Há contudo outra forma de encarar o que se passou: a convicção de que a área do ambiente e das alterações climáticas será essencial em termos de determinação de investimentos, designadamente no sector da energia, com parcerias privilegiadas com outros países, levou António Costa a acompanhar directamente as movimentações no domínio da energia, procurando mobilizar os grandes operadores nacionais, já sem carácter público. A nomeação de João Galamba para Secretário de Estado da Energia teria sido instrumental, e a circunstância de ter continuado a acompanhar alguns dossiers quando passou a Ministro das Infraestruturas, também. Daí o ser escutado desde há quatro anos pelo Ministério Público, numa eloquente manifestação de galambofilia. A tentativa de Marcelo Rebelo de Sousa de o fazer demitir e a resistência de António Costa, tudo estaria ligado. O comunicado de imprensa de Lucília Gago e a rápida aceitação da demissão por Marcelo Rebelo de Sousa, com vista a precipitar eleições, também.
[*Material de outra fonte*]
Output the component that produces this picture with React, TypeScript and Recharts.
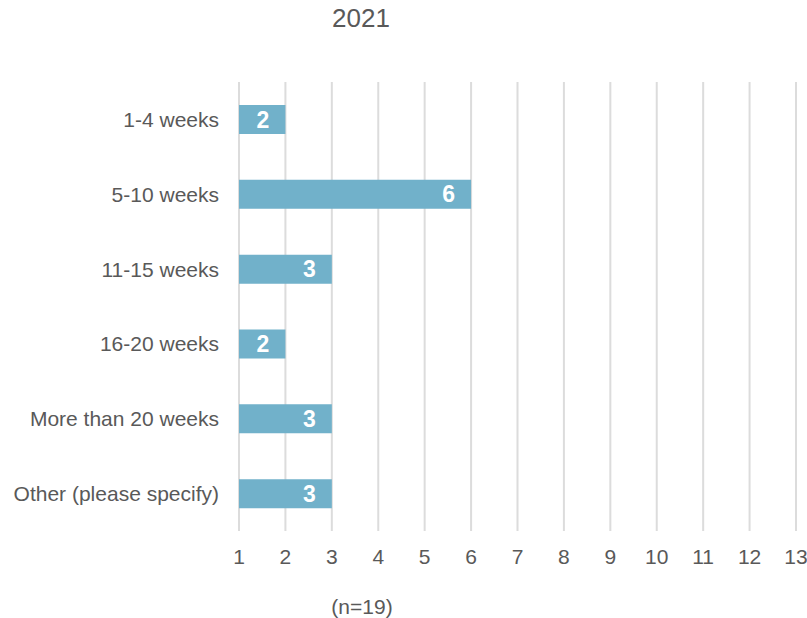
import { Bar, BarChart, CartesianGrid, LabelList, XAxis, YAxis } from "recharts"

const categories = [
  "1-4 weeks",
  "5-10 weeks",
  "11-15 weeks",
  "16-20 weeks",
  "More than 20 weeks",
  "Other (please specify)",
]
const counts = [2, 6, 3, 2, 3, 3]
const xTicks = [1, 2, 3, 4, 5, 6, 7, 8, 9, 10, 11, 12, 13]

const data = categories.map((name, i) => ({ name, value: counts[i] }))

const textColor = "#595959"
const font = "'Liberation Sans', Arial, sans-serif"

export default function App() {
  return (
    <div style={{ position: "absolute", left: 0, top: 0, width: 807, height: 618, fontFamily: font }}>
      <div style={{ position: "absolute", left: 261, width: 200, top: 3, textAlign: "center", fontSize: 26, color: textColor }}>
        2021
      </div>
      <BarChart
        width={807}
        height={618}
        data={data}
        layout="vertical"
        margin={{ top: 82, right: 11, bottom: 47, left: 0 }}
      >
        <CartesianGrid horizontal={false} stroke="#dcdcdc" strokeWidth={2} />
        <XAxis
          type="number"
          domain={[1, 13]}
          ticks={xTicks}
          interval={0}
          axisLine={false}
          tickLine={false}
          tickSize={0}
          tickMargin={18}
          height={40}
          tick={{ fill: textColor, fontSize: 21, fontFamily: font }}
        />
        <YAxis
          type="category"
          dataKey="name"
          width={239}
          axisLine={false}
          tickLine={false}
          tickSize={0}
          tickMargin={20}
          interval={0}
          tick={{ fill: textColor, fontSize: 21, fontFamily: font }}
        />
        <Bar dataKey="value" fill="#71b1ca" barSize={29} isAnimationActive={false}>
          <LabelList
            dataKey="value"
            position="insideRight"
            offset={16}
            fill="#ffffff"
            style={{ fontSize: 23, fontWeight: "bold", fontFamily: font }}
          />
        </Bar>
      </BarChart>
      <div
        style={{
          position: "absolute",
          left: 262,
          width: 200,
          top: 596,
          lineHeight: "21px",
          textAlign: "center",
          fontSize: 21,
          color: textColor,
        }}
      >
        (n=19)
      </div>
    </div>
  )
}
Um pouco de teoria de conspiração para o meu gosto, mas não posso exclui-la completamente.

Afinal de contas já tive a experiência de, noutro ciclo político, ser convidado para uma reunião na Residência Oficial por um habitante desta que pretendeu transmitir-me uma suposta vontade do Primeiro-Ministro…

 

Notas

(i) E que no meu entender deveria ter abrangido também os dirigentes máximos das Instituições de Ensino Superior.

(ii) Pelo que pude seguir da actuação deste jovem doutor em Direito e do seu trabalho parlamentar posterior. Por deplorável coincidência ele e outro dos visados vieram a falecer prematuramente.

(iii) Que não conheço e de cuja acção como autarca nunca ouvi falar.

(iv) António Costa dixit.

(v) Que veio a ser publicado, depois do “escândalo” numa versão já reduzida, amputado do licenciamento industrial.